Brief
Output every line of the material exactly, omitting images.

Data section
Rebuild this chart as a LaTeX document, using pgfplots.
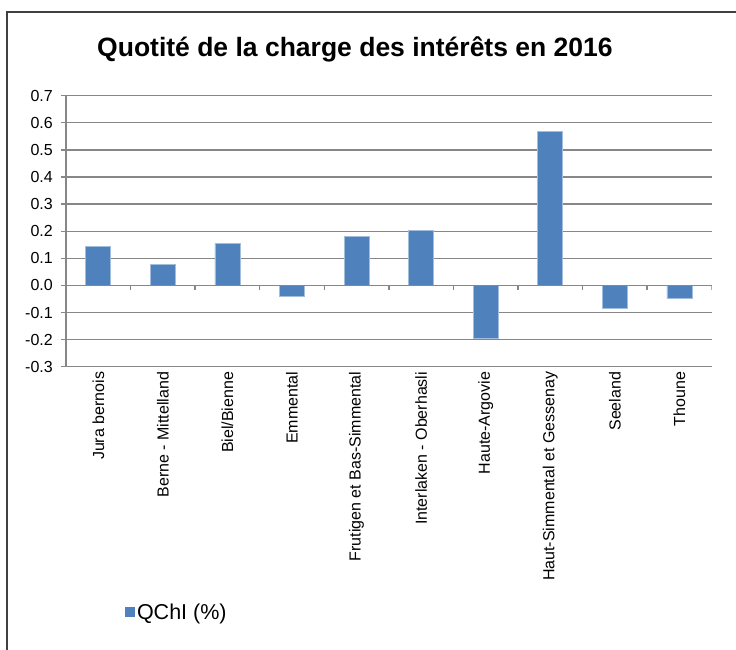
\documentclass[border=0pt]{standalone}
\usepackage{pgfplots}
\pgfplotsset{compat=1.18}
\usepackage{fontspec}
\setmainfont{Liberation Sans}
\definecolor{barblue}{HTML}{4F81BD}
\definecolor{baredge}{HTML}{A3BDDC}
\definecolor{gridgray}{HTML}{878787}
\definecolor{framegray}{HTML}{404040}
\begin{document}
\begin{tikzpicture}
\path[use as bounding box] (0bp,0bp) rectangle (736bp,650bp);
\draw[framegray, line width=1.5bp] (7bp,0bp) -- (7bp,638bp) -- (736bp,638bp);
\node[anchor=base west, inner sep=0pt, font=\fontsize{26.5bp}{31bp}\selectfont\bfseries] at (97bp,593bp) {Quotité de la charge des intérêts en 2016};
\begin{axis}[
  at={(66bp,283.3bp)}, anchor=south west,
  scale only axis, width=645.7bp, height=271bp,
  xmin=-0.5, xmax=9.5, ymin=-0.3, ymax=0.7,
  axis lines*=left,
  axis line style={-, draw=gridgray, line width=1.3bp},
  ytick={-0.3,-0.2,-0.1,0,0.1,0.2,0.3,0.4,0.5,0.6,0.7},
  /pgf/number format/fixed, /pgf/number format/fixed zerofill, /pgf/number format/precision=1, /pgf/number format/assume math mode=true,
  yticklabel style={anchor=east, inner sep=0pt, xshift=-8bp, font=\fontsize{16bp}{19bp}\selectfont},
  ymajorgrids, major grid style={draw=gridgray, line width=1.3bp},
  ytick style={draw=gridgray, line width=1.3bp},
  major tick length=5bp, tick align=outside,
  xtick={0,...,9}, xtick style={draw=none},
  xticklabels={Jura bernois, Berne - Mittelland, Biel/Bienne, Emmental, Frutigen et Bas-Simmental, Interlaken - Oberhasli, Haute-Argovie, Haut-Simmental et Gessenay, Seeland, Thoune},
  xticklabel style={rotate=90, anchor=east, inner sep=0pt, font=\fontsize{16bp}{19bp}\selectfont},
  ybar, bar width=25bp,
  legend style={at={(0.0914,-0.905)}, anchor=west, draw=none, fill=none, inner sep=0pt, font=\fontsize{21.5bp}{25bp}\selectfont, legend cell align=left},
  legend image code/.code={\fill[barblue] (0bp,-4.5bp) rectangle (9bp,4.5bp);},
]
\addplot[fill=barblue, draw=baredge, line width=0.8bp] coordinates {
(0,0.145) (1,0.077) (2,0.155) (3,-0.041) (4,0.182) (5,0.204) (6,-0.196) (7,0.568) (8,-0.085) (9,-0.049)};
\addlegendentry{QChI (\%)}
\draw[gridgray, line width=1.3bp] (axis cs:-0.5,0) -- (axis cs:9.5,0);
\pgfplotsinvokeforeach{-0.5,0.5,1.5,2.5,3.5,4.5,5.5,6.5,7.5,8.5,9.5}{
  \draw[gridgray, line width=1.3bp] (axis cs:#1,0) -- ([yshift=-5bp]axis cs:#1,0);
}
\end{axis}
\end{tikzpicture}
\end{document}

The answer
Rebuild this chart as a LaTeX document, using pgfplots.
\documentclass[border=0pt]{standalone}
\usepackage{pgfplots}
\pgfplotsset{compat=1.18}
\usepackage{fontspec}
\setmainfont{Liberation Sans}
\definecolor{barblue}{HTML}{4F81BD}
\definecolor{baredge}{HTML}{A3BDDC}
\definecolor{gridgray}{HTML}{878787}
\definecolor{framegray}{HTML}{404040}
\begin{document}
\begin{tikzpicture}
\path[use as bounding box] (0bp,0bp) rectangle (736bp,650bp);
\draw[framegray, line width=1.5bp] (7bp,0bp) -- (7bp,638bp) -- (736bp,638bp);
\node[anchor=base west, inner sep=0pt, font=\fontsize{26.5bp}{31bp}\selectfont\bfseries] at (97bp,593bp) {Quotité de la charge des intérêts en 2016};
\begin{axis}[
  at={(66bp,283.3bp)}, anchor=south west,
  scale only axis, width=645.7bp, height=271bp,
  xmin=-0.5, xmax=9.5, ymin=-0.3, ymax=0.7,
  axis lines*=left,
  axis line style={-, draw=gridgray, line width=1.3bp},
  ytick={-0.3,-0.2,-0.1,0,0.1,0.2,0.3,0.4,0.5,0.6,0.7},
  /pgf/number format/fixed, /pgf/number format/fixed zerofill, /pgf/number format/precision=1, /pgf/number format/assume math mode=true,
  yticklabel style={anchor=east, inner sep=0pt, xshift=-8bp, font=\fontsize{16bp}{19bp}\selectfont},
  ymajorgrids, major grid style={draw=gridgray, line width=1.3bp},
  ytick style={draw=gridgray, line width=1.3bp},
  major tick length=5bp, tick align=outside,
  xtick={0,...,9}, xtick style={draw=none},
  xticklabels={Jura bernois, Berne - Mittelland, Biel/Bienne, Emmental, Frutigen et Bas-Simmental, Interlaken - Oberhasli, Haute-Argovie, Haut-Simmental et Gessenay, Seeland, Thoune},
  xticklabel style={rotate=90, anchor=east, inner sep=0pt, font=\fontsize{16bp}{19bp}\selectfont},
  ybar, bar width=25bp,
  legend style={at={(0.0914,-0.905)}, anchor=west, draw=none, fill=none, inner sep=0pt, font=\fontsize{21.5bp}{25bp}\selectfont, legend cell align=left},
  legend image code/.code={\fill[barblue] (0bp,-4.5bp) rectangle (9bp,4.5bp);},
]
\addplot[fill=barblue, draw=baredge, line width=0.8bp] coordinates {
(0,0.145) (1,0.077) (2,0.155) (3,-0.041) (4,0.182) (5,0.204) (6,-0.196) (7,0.568) (8,-0.085) (9,-0.049)};
\addlegendentry{QChI (\%)}
\draw[gridgray, line width=1.3bp] (axis cs:-0.5,0) -- (axis cs:9.5,0);
\pgfplotsinvokeforeach{-0.5,0.5,1.5,2.5,3.5,4.5,5.5,6.5,7.5,8.5,9.5}{
  \draw[gridgray, line width=1.3bp] (axis cs:#1,0) -- ([yshift=-5bp]axis cs:#1,0);
}
\end{axis}
\end{tikzpicture}
\end{document}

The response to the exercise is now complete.